- Born: Haiti
- Occupations: dancer, choreographer, artistic director
- Spouse: Jodee Nimerichter (m. 2005)
- Children: 2
- Career
- Current group: Gaspard and Dancers
- Former groups: AllNations Pilobolus
- Education: Montclair State University Hollins University
- Website: gaspardanddancers.org

= Gaspard Louis =

Haitian dancer

Gaspard Louis is a Haitian dancer, choreographer, and artistic director. A former dancer with Pilobolus, he is the founder and artistic director of the modern dance company Gaspard and Dancers. Louis is also on the faculty at North Carolina Central University and the American Dance Festival.

== Early life and education ==
Louis was born in Haiti. He immigrated to the United States when he was thirteen years old, living in Newark, New Jersey. Louis did not start training as a dancer until college. He received a Bachelor of Fine Arts degree in dance from Montclair State University through a partnership program at the American Dance Festival. He continued his dance studies as a scholarship student with Giordano Dance Chicago and the Nikolais/Louis Dance Lab in New York. He received a Master of Fine Arts degree in dance from Hollins University.

== Career ==
After finishing his undergraduate studies, Louis joined the New York-based dance company AllNations, where he performed traditional world dances. He was a company member with Pilobolus for ten years and also collaborated on the choreography for nine major dance works with the company. He has also guest taught for dance programs at Duke University, North Carolina Central University, and Elon University. He later joined the faculty at North Carolina Central University.

Louis formed his own company, titled Gaspard and Dancers, in 2009 which is based in Durham, North Carolina. He and his company have performed at the Wake Forest Dance Festival, the Cape Fear Stage in Wilmington, the North Carolina Museum of Art, Duke University, the North Carolina Dance Festival, the American Dance Festival, and in Bermuda.

In 2012 Louis choreographed a trilogy of works, titled L’Espirit, Souke and Annatations, in response to the 2010 Haiti earthquake. The works focused on dealing with tragedy and the human response to it. The trilogy was performed at the Michael Schimmel Center for the Arts in September 2015. It was later presented at the 18th annual International Festival of Contemporary Dance in Krasnoyarsk, Russia and at the American Dance Festival. Louis has also worked with Justin Tornow who, with himself, he set a duet on called Forbidden which was performed at Duke University.
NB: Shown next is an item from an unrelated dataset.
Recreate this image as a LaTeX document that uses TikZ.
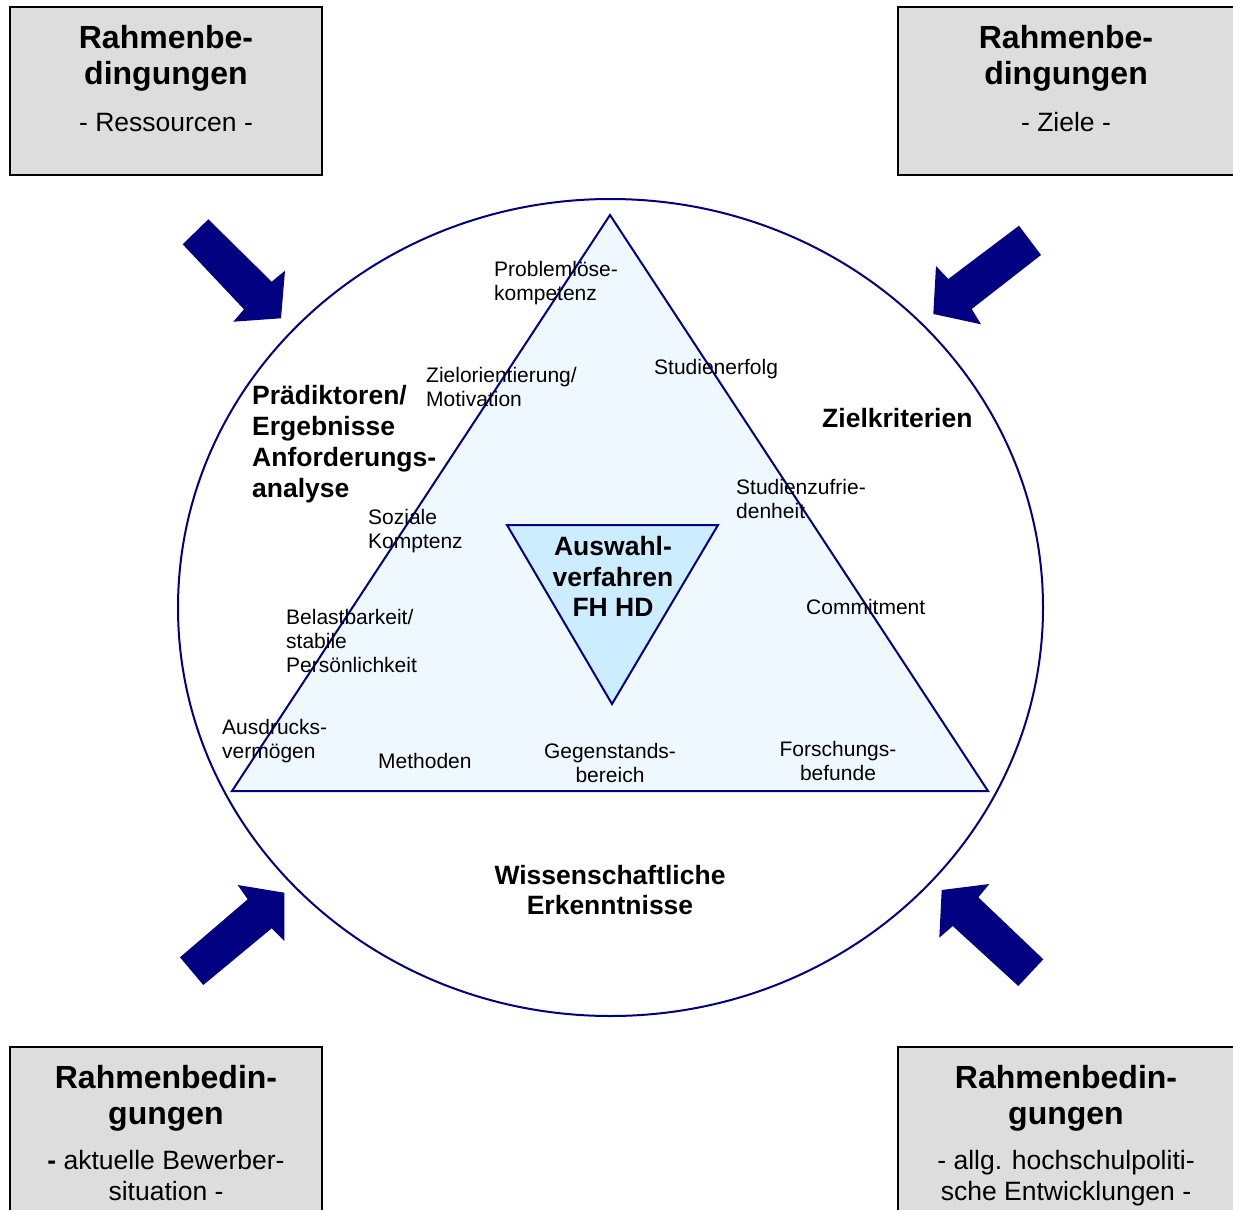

In September 2019 he and his company performed at Elon University as part of the Lyceum Series. The show had political undertones, focusing on immigration in the United States.

He has also choreographed for Free Space Dance Company in New Jersey and the Kentucky University Dance Ensemble.

Louis has served on the faculty at the American Dance Festival, serving as the director of the Creative Movement Outreach Program.

== Personal life ==
Louis married Jodee Nimerichter in October 2005. They have two children, named Dahlia and Preston. They split their time between homes in Manhattan and Durham, North Carolina.